* _INSTRUCTIONS FOR THE TASK_:
The records below hold a stretch from the line with "Emit a LaTeX" through the line with "(0,0) rectangle (927,1109);"; return exactly those lines, ends included, and nothing more.

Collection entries
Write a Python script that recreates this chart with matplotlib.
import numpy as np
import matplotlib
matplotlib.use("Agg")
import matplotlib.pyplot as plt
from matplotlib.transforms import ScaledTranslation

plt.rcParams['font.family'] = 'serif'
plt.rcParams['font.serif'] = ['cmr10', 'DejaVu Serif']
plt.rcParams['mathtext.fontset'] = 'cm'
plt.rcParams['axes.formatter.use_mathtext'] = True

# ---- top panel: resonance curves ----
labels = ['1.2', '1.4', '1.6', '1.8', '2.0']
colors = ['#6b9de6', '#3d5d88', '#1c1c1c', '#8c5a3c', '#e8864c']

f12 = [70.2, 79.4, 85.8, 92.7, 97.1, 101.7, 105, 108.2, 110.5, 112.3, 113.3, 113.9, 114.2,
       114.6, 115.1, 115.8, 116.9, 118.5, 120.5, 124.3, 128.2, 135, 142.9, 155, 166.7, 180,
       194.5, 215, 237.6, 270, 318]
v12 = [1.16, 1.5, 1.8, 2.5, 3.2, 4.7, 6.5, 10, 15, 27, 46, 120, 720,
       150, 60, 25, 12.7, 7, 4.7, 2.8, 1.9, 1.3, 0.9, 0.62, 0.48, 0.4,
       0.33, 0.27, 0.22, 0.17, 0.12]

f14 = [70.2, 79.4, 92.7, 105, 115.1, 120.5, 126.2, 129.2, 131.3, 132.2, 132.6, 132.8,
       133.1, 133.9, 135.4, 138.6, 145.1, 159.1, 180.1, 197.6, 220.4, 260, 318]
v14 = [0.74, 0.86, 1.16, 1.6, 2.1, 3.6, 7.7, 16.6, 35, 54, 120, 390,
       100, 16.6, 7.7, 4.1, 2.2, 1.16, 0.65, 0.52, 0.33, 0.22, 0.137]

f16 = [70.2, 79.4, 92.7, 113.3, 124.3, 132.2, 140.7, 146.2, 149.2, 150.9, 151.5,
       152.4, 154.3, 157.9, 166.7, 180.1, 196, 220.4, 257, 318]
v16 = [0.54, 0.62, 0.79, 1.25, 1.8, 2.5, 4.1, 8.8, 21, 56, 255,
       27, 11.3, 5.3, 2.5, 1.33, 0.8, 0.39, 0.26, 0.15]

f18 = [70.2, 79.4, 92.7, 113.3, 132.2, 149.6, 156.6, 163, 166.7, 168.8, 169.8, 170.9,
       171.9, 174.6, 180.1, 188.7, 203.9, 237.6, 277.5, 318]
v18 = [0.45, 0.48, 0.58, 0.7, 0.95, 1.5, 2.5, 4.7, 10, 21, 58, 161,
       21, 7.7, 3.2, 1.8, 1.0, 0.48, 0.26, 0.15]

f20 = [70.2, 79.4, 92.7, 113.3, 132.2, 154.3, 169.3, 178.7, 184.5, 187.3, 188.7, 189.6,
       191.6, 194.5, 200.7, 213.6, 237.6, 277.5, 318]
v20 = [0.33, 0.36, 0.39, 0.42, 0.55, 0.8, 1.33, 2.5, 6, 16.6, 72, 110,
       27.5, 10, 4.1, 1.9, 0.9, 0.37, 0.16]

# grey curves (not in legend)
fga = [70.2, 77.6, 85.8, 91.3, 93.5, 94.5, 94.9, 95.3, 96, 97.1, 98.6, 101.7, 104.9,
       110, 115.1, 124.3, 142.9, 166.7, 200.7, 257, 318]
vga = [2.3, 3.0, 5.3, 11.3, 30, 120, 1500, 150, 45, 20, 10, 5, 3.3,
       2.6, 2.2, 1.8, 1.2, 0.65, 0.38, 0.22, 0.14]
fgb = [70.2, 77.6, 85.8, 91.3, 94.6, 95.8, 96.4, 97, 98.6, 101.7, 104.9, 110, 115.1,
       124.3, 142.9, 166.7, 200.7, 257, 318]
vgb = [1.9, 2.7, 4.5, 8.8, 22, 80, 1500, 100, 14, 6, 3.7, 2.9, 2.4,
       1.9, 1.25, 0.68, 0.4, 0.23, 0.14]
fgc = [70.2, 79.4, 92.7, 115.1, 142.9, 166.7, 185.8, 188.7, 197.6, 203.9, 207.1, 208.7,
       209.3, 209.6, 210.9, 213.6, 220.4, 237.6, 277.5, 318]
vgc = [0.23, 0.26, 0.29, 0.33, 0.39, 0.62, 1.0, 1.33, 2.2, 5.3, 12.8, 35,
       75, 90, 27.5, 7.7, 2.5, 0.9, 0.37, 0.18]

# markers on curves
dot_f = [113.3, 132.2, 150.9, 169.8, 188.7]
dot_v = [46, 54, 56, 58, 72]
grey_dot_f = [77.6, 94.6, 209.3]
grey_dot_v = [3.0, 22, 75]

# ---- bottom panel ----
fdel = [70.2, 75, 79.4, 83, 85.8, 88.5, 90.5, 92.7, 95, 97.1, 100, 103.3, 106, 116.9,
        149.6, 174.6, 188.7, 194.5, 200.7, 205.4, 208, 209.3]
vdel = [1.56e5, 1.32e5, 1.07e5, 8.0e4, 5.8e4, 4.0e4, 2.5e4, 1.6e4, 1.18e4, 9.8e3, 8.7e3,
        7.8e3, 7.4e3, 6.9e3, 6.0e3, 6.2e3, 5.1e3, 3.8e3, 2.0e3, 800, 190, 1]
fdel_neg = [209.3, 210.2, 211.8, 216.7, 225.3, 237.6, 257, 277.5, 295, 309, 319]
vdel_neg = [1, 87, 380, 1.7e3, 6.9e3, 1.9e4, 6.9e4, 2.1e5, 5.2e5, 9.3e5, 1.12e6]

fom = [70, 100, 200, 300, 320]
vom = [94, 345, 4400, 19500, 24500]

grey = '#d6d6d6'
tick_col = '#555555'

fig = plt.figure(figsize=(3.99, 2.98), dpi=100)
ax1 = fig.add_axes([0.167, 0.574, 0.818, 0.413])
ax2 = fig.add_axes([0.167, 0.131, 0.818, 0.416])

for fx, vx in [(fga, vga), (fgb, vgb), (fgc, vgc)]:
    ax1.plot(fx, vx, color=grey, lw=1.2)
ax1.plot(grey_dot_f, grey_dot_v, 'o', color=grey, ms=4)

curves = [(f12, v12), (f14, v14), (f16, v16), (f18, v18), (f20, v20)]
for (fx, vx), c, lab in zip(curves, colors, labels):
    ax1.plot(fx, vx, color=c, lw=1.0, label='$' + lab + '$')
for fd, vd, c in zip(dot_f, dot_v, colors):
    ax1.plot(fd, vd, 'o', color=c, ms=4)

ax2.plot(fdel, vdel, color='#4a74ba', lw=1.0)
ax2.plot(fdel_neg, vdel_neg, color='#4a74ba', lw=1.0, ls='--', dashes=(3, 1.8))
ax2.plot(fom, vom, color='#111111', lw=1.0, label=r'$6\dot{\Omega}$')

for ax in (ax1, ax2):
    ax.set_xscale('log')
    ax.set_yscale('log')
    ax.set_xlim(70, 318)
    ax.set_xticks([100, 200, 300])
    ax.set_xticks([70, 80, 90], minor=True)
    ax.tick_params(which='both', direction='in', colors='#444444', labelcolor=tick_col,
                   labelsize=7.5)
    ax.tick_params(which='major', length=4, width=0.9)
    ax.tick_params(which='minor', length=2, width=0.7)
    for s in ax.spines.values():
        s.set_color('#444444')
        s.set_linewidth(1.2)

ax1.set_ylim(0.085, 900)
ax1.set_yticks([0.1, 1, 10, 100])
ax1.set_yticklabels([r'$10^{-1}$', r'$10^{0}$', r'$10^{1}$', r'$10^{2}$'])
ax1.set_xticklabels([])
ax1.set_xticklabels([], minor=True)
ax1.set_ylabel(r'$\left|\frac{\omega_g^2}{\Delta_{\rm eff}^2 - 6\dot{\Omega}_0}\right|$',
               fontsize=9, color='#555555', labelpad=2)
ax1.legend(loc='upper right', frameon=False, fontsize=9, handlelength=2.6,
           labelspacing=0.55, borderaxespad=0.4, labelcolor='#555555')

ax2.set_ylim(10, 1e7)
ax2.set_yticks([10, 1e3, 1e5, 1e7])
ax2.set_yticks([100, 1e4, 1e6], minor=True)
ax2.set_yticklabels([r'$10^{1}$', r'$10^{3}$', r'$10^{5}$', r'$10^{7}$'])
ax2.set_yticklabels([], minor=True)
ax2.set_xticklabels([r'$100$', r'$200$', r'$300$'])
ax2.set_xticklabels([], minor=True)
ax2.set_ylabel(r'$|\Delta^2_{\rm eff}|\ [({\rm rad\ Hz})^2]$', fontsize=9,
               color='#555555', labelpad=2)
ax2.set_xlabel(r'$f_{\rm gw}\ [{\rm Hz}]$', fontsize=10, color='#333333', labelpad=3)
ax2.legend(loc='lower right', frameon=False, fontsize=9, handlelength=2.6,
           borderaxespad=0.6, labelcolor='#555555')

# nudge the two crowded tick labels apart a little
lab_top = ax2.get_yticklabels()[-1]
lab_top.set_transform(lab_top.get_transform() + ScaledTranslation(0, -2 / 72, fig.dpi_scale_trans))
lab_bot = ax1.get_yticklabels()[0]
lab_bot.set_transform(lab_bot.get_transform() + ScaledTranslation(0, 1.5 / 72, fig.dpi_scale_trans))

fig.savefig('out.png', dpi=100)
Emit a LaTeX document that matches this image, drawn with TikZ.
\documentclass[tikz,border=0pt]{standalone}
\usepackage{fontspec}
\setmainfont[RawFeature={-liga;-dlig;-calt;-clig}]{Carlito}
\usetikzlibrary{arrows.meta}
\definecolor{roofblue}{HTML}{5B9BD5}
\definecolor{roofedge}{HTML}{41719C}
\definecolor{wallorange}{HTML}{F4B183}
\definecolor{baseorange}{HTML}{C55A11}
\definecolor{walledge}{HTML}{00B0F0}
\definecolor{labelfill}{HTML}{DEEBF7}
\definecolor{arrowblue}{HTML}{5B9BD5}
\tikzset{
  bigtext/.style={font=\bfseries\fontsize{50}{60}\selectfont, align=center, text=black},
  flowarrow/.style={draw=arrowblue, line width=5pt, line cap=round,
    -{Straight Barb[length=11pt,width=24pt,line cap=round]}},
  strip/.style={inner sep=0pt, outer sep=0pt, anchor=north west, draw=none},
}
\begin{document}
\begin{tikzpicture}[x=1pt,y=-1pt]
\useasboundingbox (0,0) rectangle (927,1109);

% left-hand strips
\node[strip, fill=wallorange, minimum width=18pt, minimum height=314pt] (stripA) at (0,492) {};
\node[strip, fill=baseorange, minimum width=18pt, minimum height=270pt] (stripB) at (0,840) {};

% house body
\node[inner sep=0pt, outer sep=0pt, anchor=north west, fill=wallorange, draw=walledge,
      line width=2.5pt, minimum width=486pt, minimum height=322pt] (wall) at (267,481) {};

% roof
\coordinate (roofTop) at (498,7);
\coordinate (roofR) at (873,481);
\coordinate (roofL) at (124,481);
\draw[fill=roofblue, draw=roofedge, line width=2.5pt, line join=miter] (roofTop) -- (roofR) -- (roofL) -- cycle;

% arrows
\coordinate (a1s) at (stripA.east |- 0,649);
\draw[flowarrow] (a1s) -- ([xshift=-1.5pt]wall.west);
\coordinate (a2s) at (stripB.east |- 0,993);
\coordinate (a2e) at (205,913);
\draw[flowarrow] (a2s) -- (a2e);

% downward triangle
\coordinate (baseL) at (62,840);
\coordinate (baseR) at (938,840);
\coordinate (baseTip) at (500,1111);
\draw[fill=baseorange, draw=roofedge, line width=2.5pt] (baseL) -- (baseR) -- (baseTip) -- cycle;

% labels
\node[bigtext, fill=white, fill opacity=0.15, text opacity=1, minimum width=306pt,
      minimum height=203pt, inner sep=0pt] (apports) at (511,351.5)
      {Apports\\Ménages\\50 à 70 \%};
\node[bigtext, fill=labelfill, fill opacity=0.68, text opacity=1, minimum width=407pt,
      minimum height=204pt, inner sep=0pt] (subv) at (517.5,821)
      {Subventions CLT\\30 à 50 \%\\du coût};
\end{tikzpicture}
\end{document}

* _EXERCISE ANSWER_:
Emit a LaTeX document that matches this image, drawn with TikZ.
\documentclass[tikz,border=0pt]{standalone}
\usepackage{fontspec}
\setmainfont[RawFeature={-liga;-dlig;-calt;-clig}]{Carlito}
\usetikzlibrary{arrows.meta}
\definecolor{roofblue}{HTML}{5B9BD5}
\definecolor{roofedge}{HTML}{41719C}
\definecolor{wallorange}{HTML}{F4B183}
\definecolor{baseorange}{HTML}{C55A11}
\definecolor{walledge}{HTML}{00B0F0}
\definecolor{labelfill}{HTML}{DEEBF7}
\definecolor{arrowblue}{HTML}{5B9BD5}
\tikzset{
  bigtext/.style={font=\bfseries\fontsize{50}{60}\selectfont, align=center, text=black},
  flowarrow/.style={draw=arrowblue, line width=5pt, line cap=round,
    -{Straight Barb[length=11pt,width=24pt,line cap=round]}},
  strip/.style={inner sep=0pt, outer sep=0pt, anchor=north west, draw=none},
}
\begin{document}
\begin{tikzpicture}[x=1pt,y=-1pt]
\useasboundingbox (0,0) rectangle (927,1109);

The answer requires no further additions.